_Task prompt_.
Retype nothing but the lines from the start of the material up to and including the line with "plt.rcParams['font.family'] = ['Liberation". Pictures don't belong in the copy.

_Supplied data_.
· · · · · · ·

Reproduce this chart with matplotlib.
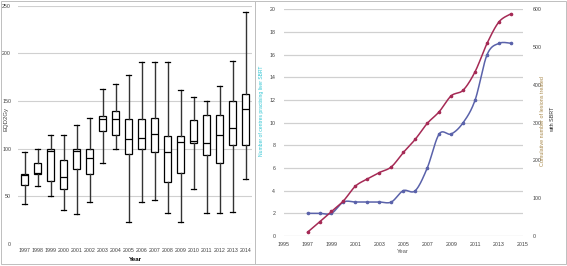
import numpy as np
import matplotlib.pyplot as plt
from matplotlib.patches import Rectangle

plt.rcParams['font.family'] = ['Liberation Sans', 'DejaVu Sans']

# left panel: EQD2 distribution per year
years = [str(y) for y in range(1997, 2015)]
whislo = [42, 61, 50, 36, 31, 44, 85, 100, 23, 44, 46, 32, 23, 58, 32, 32, 34, 68]
q1 = [61.5, 73, 66.5, 58, 79, 73, 119, 114, 94, 100, 97, 65, 75, 105.5, 93, 85, 104, 104]
med = [72, 74, 97.5, 70, 97.5, 90.5, 131, 131, 110, 111, 115, 96, 107, 108, 106, 114, 122, 142]
q3 = [73, 85, 100, 88.5, 100, 100, 134, 140, 131, 131, 132, 113, 113.5, 130, 135, 135, 150, 157]
whishi = [97, 100, 114, 114, 125, 132, 163, 168, 177, 191, 191, 191, 162, 154, 150, 166, 192, 243]

# right panel: centres and cumulative lesions
yr = list(range(1997, 2015))
centres = [2, 2, 2, 3, 3, 3, 3, 3, 4, 4, 6, 9, 9, 10, 12, 16, 17, 17]
lesions = [10, 37, 65, 93, 132, 151, 168, 183, 221, 256, 298, 329, 371, 386, 435, 510, 567, 588]


def smooth(x, y, n=20):
    # Excel-like smoothed line (Bezier through the points)
    x = np.asarray(x, float)
    y = np.asarray(y, float)
    px = np.concatenate([[x[0]], x, [x[-1]]])
    py = np.concatenate([[y[0]], y, [y[-1]]])
    xs, ys = [], []
    t = np.linspace(0, 1, n)
    for i in range(1, len(px) - 2):
        p0 = np.array([px[i], py[i]])
        p3 = np.array([px[i + 1], py[i + 1]])
        p1 = p0 + (p3 - np.array([px[i - 1], py[i - 1]])) / 6
        p2 = p3 - (np.array([px[i + 2], py[i + 2]]) - p0) / 6
        b = ((1 - t) ** 3)[:, None] * p0 + (3 * (1 - t) ** 2 * t)[:, None] * p1 \
            + (3 * (1 - t) * t ** 2)[:, None] * p2 + (t ** 3)[:, None] * p3
        xs.extend(b[:, 0])
        ys.extend(b[:, 1])
    return xs, ys


W, H = 567, 266
fig = plt.figure(figsize=(W / 100, H / 100), dpi=100)

# ---- left panel ----
ax1 = fig.add_axes([18 / W, 1 - 244 / H, 234 / W, (244 - 5.7) / H])
stats = []
for i in range(len(years)):
    stats.append(dict(whislo=whislo[i], q1=q1[i], med=med[i], q3=q3[i],
                      whishi=whishi[i], fliers=[]))
ax1.bxp(stats, positions=range(1, len(years) + 1), widths=0.48, capwidths=0.36,
        showfliers=False, patch_artist=True,
        boxprops=dict(facecolor='white', edgecolor='black', linewidth=0.9),
        medianprops=dict(color='black', linewidth=0.9),
        whiskerprops=dict(color='#333333', linewidth=1.0),
        capprops=dict(color='black', linewidth=0.9))
ax1.set_xlim(0.5, 18.5)
ax1.set_ylim(0, 250)
ax1.set_yticks(range(0, 251, 50))
ax1.set_xticks(range(1, len(years) + 1))
ax1.set_xticklabels(years)
ax1.yaxis.grid(True, color='#d0d0d0', linewidth=0.8)
ax1.set_axisbelow(True)
for s in ax1.spines.values():
    s.set_visible(False)
ax1.tick_params(length=0, labelsize=3.8, colors='#404040', pad=3)
ax1.tick_params(axis='y', pad=5)
ax1.set_xlabel('Year', fontsize=4.5, fontweight='bold', labelpad=2.5)
fig.text(6 / W, 1 - 119 / H, 'EQD2Gy', rotation=90, ha='center', va='center',
         fontsize=4.3, color='#404040')

# ---- right panel ----
ax2 = fig.add_axes([283.6 / W, 1 - 236 / H, (523 - 283.6) / W, (236 - 9.3) / H])
ax3 = ax2.twinx()
bx, by = smooth(yr, centres)
ax2.plot(bx, by, color='#5a62aa', linewidth=1.1)
ax2.plot(yr, centres, 'o', color='#5a62aa', markersize=1.6)
rx, ry = smooth(yr, lesions)
ax3.plot(rx, ry, color='#a52a55', linewidth=1.1)
ax3.plot(yr, lesions, 'o', color='#a52a55', markersize=1.6)
ax2.set_xlim(1995, 2015)
ax2.set_ylim(0, 20)
ax3.set_ylim(0, 600)
ax2.set_xticks(range(1995, 2016, 2))
ax2.set_yticks(range(0, 21, 2))
ax3.set_yticks(range(0, 601, 100))
ax2.yaxis.grid(True, color='#d0d0d0', linewidth=0.9)
ax2.set_axisbelow(True)
for a in (ax2, ax3):
    for s in a.spines.values():
        s.set_visible(False)
ax2.tick_params(length=0, labelsize=3.8, colors='#404040')
ax2.tick_params(axis='x', pad=4)
ax2.tick_params(axis='y', pad=6)
ax3.tick_params(length=0, labelsize=3.8, colors='#404040', pad=7)
ax2.set_xlabel('Year', fontsize=4.2, color='#595959', labelpad=2)
fig.text(261 / W, 1 - 111 / H, 'Number of centres practising liver SBRT',
         rotation=90, ha='center', va='center', fontsize=3.6, color='#2ec4d2')
fig.text(543 / W, 1 - 121 / H, 'Cumulative number of lesions treated',
         rotation=90, ha='center', va='center', fontsize=3.9, color='#a8884a')
fig.text(553 / W, 1 - 119 / H, 'with SBRT',
         rotation=90, ha='center', va='center', fontsize=3.9, color='#303030')

# panel frames
fig.add_artist(Rectangle((1 / W, 1 - 264 / H), 254 / W, 263 / H, transform=fig.transFigure,
                         fill=False, edgecolor='#bfbfbf', linewidth=0.7))
fig.add_artist(Rectangle((255 / W, 1 - 264 / H), 311 / W, 263 / H, transform=fig.transFigure,
                         fill=False, edgecolor='#bfbfbf', linewidth=0.7))

fig.savefig('out.png', dpi=100)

· · · · · · ·

_Solution to the problem_.
Reproduce this chart with matplotlib.
import numpy as np
import matplotlib.pyplot as plt
from matplotlib.patches import Rectangle

plt.rcParams['font.family'] = ['Liberation Sans', 'DejaVu Sans']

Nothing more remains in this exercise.